If the burden on this class is to be increased by making the poll tax unlimited, and applying it for the benefit of bondholders, such change should be made by a constitutional amendment and a clear expression by the people at the ballot box, and not by judicial construction in a divided Court.

The Constitution in a separate section, Article Y, section 2, pro-, vides that the poll tax shall be applied solely “for the purposes of education and the poor.” This is in no wise connected with the equation or limitation, and, therefore, when the poll tax is levied, whether within or beyond the limitation, no bondholder has any interest in the poll tax; whether its assessment in this act be stricken out or not by its limitation to $2, the) bondholder can in neither event have any interest in its proceeds, and failure to collect it because in excess of $2 in no wise concerns him. It follows that the bonds issued for.any valid purpose are valid, though the poll tax in excess of $2, out of respect for the Constitution, is not collected.

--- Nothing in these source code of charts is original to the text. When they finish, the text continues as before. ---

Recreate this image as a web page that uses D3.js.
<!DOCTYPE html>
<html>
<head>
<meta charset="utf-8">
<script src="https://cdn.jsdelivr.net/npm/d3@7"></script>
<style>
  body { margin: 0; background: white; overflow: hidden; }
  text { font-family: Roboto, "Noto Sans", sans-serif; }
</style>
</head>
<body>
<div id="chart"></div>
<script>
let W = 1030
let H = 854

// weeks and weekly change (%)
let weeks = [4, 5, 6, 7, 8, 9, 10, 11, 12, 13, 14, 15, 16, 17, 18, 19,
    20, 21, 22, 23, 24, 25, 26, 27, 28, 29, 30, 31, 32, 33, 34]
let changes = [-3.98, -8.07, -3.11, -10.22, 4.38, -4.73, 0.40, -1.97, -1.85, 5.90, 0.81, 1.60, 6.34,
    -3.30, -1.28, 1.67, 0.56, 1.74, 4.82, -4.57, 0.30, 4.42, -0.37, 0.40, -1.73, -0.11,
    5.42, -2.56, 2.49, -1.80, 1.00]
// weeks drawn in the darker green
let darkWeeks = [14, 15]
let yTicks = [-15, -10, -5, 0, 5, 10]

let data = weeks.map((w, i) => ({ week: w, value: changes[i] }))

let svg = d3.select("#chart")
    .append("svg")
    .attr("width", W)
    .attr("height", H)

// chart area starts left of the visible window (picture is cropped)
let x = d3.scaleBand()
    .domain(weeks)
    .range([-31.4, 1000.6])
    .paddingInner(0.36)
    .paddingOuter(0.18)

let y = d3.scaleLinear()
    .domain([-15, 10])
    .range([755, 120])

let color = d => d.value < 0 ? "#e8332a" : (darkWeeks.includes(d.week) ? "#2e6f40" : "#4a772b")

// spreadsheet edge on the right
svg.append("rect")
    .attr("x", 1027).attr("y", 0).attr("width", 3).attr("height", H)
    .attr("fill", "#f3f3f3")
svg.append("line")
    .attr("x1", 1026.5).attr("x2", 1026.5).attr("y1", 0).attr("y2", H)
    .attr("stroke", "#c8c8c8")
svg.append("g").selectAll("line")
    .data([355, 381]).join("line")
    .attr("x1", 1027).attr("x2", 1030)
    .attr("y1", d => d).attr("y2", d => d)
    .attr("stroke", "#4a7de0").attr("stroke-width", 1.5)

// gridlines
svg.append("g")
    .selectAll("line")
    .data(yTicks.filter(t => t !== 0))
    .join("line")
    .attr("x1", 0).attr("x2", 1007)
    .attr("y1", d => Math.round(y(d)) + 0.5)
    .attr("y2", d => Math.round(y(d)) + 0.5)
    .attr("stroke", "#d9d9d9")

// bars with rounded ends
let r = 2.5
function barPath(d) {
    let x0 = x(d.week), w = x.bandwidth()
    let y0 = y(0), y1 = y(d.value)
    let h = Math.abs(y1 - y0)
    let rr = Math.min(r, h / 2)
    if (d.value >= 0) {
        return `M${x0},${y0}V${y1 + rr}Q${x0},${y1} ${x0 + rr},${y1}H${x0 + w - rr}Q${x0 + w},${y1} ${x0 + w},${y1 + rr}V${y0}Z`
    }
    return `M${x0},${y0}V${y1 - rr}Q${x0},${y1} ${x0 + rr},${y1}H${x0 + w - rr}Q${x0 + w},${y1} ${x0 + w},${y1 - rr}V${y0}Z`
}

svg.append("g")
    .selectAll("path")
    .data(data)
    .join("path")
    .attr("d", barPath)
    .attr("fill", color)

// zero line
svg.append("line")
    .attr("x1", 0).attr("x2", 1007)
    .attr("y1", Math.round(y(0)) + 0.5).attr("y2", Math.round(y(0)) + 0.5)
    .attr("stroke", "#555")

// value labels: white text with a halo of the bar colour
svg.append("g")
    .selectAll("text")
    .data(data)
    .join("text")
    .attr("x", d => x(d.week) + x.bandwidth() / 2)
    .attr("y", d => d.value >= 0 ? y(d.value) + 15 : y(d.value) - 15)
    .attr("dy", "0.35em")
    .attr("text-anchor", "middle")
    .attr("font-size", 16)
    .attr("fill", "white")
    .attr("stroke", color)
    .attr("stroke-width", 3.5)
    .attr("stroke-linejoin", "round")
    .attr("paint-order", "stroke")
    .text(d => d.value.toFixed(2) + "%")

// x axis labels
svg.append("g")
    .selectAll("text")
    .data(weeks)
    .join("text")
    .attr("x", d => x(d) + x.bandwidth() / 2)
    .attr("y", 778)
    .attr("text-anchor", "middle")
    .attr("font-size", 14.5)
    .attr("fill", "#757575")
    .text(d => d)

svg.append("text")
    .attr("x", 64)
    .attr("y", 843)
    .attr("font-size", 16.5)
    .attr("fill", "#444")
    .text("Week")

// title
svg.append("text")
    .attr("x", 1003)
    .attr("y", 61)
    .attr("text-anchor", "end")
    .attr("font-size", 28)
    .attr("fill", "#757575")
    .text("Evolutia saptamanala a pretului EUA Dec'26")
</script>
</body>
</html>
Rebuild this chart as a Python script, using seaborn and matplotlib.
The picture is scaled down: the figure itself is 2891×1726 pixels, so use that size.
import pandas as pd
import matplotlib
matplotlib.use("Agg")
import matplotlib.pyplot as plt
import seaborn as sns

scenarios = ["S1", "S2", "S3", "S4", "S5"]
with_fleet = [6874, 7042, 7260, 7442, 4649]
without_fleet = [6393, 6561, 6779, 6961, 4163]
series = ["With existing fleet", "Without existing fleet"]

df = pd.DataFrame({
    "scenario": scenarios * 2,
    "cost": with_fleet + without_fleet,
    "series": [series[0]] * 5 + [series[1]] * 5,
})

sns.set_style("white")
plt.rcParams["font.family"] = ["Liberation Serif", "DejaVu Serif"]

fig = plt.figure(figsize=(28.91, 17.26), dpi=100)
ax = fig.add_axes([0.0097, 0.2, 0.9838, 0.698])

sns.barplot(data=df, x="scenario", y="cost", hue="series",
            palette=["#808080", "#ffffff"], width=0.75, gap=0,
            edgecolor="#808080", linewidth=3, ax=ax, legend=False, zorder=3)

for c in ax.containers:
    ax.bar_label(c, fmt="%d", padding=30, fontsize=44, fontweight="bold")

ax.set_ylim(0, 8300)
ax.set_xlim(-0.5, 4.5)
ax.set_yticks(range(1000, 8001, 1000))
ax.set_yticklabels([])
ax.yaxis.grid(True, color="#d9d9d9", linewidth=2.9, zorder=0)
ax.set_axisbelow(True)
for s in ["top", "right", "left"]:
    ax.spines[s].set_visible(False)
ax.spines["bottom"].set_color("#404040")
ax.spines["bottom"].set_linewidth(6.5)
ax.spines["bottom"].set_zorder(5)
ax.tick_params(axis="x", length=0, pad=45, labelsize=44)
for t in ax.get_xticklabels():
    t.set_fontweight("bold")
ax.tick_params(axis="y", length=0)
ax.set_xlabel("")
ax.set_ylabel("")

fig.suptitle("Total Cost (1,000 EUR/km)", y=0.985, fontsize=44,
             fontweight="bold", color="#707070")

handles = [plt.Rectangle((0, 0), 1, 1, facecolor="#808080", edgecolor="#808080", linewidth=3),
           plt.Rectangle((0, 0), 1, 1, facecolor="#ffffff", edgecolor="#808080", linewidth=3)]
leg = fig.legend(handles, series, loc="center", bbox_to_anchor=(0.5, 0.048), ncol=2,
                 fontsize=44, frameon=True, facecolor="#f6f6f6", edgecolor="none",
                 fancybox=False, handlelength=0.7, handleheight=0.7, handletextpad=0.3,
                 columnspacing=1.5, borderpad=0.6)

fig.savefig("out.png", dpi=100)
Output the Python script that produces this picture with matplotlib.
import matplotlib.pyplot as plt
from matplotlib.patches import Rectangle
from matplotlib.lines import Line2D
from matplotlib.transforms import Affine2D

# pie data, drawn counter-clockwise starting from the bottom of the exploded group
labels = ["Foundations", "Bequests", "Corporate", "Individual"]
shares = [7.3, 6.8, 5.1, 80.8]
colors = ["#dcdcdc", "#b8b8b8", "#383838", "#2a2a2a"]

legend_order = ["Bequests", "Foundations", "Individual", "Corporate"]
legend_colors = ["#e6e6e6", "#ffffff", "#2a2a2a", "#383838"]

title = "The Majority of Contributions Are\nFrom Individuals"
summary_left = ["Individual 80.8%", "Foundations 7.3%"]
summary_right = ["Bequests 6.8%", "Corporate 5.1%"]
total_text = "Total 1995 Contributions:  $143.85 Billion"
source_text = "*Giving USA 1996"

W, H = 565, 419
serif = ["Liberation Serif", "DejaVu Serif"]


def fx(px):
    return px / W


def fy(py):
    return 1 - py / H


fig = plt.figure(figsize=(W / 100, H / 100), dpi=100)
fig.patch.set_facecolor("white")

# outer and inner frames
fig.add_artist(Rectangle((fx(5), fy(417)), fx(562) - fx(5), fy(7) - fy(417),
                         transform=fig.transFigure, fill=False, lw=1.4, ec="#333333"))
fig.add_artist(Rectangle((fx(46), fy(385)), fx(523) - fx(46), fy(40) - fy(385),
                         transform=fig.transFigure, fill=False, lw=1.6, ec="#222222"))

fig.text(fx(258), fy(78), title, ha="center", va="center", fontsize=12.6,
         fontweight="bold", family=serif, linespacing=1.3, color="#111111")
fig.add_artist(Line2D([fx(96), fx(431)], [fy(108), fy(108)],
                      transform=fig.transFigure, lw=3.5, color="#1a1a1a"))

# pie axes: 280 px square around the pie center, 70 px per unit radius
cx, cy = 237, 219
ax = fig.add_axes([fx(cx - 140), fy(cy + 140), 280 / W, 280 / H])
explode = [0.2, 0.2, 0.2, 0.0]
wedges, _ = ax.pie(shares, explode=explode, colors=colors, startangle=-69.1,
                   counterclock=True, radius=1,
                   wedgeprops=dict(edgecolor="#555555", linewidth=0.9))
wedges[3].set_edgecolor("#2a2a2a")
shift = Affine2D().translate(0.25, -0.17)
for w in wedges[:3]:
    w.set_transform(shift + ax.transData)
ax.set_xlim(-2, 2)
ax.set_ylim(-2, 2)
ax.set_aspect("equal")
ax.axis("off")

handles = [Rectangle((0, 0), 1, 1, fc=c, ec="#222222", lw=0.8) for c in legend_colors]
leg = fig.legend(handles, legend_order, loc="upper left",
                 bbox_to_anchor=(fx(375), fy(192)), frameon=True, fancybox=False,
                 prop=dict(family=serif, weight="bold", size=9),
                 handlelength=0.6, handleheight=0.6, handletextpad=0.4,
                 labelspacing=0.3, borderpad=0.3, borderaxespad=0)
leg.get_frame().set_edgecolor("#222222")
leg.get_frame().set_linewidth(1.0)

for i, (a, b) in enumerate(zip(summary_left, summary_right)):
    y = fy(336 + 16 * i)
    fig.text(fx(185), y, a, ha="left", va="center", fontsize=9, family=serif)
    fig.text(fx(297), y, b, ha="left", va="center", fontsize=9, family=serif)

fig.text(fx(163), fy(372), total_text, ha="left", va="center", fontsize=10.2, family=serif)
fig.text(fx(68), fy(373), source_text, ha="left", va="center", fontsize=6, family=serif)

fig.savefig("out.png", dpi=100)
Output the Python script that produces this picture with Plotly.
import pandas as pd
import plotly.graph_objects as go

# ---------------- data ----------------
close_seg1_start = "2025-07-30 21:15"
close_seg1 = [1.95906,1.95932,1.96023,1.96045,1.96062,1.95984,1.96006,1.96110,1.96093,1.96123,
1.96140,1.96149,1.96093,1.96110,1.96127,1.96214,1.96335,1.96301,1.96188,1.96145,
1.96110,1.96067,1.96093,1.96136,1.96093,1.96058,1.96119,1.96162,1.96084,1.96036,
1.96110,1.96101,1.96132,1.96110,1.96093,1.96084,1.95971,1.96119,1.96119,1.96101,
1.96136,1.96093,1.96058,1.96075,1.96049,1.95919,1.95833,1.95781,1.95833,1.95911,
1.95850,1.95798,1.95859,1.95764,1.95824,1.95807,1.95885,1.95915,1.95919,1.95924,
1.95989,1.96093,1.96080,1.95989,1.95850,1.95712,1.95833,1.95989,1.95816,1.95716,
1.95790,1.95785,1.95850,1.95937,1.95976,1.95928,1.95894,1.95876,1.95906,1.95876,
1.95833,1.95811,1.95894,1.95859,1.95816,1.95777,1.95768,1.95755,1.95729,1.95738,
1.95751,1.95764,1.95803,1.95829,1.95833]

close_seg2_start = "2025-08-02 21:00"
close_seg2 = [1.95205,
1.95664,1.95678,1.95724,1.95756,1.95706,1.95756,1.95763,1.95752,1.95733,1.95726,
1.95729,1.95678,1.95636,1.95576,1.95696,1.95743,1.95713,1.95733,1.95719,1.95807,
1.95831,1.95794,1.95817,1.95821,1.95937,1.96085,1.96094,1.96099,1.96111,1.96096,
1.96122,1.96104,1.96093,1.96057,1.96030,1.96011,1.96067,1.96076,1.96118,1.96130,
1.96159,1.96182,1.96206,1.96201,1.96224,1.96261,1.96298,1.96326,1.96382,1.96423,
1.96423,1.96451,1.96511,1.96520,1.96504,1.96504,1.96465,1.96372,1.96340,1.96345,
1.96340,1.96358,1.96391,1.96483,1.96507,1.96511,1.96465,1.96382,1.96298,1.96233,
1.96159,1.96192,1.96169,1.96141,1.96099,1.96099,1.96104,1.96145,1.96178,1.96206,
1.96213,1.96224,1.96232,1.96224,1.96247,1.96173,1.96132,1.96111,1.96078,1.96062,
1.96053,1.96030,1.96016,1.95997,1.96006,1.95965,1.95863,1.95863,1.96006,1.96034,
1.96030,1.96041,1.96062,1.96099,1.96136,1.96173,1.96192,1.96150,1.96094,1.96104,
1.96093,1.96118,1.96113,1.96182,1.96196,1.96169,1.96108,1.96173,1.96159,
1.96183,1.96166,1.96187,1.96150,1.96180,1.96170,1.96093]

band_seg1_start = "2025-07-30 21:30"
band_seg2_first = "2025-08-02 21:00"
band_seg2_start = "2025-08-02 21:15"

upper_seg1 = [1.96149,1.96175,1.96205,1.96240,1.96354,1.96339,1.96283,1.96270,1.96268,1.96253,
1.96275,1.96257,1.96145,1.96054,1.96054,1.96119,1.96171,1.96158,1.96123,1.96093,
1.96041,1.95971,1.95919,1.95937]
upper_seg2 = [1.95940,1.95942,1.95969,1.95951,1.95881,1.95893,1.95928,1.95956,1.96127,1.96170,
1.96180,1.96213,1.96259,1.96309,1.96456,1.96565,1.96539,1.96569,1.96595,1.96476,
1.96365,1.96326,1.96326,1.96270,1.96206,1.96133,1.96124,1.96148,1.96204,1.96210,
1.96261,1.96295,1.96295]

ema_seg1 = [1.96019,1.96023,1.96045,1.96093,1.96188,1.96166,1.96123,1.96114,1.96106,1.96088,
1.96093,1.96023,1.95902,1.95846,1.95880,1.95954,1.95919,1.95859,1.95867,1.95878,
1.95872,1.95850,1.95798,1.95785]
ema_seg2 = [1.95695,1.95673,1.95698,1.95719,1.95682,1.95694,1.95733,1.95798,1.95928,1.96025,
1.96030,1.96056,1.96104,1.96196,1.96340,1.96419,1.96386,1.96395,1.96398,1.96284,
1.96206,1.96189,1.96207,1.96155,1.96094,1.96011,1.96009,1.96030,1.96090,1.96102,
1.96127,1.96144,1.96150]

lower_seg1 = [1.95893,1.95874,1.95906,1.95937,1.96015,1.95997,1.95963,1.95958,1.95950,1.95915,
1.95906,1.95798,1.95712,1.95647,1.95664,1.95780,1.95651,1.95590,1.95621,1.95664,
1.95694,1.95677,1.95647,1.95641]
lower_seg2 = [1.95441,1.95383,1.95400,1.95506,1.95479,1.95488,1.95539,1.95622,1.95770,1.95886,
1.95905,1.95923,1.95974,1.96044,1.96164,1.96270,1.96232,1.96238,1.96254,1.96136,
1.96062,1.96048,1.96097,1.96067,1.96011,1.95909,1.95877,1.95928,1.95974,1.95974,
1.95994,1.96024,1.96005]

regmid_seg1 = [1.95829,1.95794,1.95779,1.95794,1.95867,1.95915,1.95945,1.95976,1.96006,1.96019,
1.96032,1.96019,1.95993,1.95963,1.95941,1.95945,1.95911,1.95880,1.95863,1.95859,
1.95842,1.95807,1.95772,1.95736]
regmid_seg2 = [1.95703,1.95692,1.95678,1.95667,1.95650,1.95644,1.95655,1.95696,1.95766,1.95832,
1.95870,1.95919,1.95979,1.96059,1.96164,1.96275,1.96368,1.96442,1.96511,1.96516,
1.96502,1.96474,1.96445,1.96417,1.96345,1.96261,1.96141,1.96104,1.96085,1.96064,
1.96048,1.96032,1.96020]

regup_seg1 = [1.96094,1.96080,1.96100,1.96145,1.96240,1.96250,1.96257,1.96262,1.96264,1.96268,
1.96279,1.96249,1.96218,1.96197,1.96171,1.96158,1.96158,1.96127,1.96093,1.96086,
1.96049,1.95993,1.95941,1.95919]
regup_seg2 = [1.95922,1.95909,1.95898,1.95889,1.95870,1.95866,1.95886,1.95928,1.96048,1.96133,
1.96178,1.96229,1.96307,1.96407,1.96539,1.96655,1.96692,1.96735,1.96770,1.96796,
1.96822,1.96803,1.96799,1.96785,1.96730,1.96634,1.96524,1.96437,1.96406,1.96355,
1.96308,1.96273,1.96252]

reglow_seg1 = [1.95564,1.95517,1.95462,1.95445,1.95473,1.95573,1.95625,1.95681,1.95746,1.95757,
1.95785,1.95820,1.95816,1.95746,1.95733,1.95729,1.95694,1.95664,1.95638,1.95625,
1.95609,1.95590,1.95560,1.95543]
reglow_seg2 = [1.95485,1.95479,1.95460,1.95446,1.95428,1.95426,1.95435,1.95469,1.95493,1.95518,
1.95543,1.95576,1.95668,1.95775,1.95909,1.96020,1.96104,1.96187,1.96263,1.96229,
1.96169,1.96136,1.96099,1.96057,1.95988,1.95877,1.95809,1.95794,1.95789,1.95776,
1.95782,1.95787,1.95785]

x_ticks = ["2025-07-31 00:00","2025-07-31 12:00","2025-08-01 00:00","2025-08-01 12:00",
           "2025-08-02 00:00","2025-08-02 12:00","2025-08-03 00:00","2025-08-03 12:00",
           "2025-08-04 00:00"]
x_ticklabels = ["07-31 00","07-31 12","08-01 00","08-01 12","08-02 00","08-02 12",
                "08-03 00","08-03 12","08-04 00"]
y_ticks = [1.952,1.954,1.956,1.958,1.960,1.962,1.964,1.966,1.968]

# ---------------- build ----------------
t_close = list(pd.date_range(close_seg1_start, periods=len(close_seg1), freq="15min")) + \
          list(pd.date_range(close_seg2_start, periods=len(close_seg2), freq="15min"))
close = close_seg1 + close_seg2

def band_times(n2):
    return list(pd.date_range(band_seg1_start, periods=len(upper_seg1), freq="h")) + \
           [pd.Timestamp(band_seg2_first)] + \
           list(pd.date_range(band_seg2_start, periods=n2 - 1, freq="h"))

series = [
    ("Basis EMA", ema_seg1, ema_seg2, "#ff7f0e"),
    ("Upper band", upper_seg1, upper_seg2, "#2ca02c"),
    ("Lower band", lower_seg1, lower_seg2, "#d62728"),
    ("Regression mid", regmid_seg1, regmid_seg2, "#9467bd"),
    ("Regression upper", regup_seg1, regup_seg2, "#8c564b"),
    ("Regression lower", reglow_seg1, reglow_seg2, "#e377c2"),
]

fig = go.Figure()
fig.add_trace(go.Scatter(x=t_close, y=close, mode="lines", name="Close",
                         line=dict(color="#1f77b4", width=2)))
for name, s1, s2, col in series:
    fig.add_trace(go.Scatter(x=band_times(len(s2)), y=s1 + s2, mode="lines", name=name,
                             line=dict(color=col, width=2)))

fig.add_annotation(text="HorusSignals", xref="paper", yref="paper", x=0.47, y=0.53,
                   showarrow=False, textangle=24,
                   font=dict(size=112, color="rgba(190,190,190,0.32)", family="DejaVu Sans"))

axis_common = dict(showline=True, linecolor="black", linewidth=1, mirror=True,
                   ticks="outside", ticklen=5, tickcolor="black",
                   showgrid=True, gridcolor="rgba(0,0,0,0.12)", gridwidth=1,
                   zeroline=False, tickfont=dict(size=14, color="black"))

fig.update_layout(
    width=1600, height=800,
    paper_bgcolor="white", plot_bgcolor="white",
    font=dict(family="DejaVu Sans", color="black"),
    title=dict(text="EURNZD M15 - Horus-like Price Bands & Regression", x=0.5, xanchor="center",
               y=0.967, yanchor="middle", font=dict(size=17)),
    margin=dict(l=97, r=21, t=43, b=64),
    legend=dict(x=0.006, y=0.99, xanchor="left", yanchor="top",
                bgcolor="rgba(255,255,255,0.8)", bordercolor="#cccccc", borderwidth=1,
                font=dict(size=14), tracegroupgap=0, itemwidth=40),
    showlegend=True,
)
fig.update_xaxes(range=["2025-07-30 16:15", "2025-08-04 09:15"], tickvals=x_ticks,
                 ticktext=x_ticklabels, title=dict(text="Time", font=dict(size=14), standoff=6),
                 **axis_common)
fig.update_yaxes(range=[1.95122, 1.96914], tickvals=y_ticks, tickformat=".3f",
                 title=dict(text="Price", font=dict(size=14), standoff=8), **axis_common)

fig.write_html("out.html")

The three cases in 148 N. C., above cited, the last on the subject, reviewed all the authorities, including Herring v. Dixon, Tate v. Comrs., and by a unanimous Court it was held that no case (except one) conflicted with the doctrine therein again laid down, that the poll tax could not exceed $2, and should be applied only for education and the poor, and asserted that this question “cannot again arise.”

If the poll tax is unlimited, why did the Constitution provide that it should “never exceed $2”? If the poll tax can be levied and collected to an unlimited extent for the benefit of bondholders, why did the Constitution pledge that it should be applied only for education and the poor, and why was the whole subject reviewed and the constitutional provision sustained by a unanimous Court in the three latest eases on the subject?

The poll-tax payer was not “the forgotten man” when the Constitution was enacted and submitted for adoption.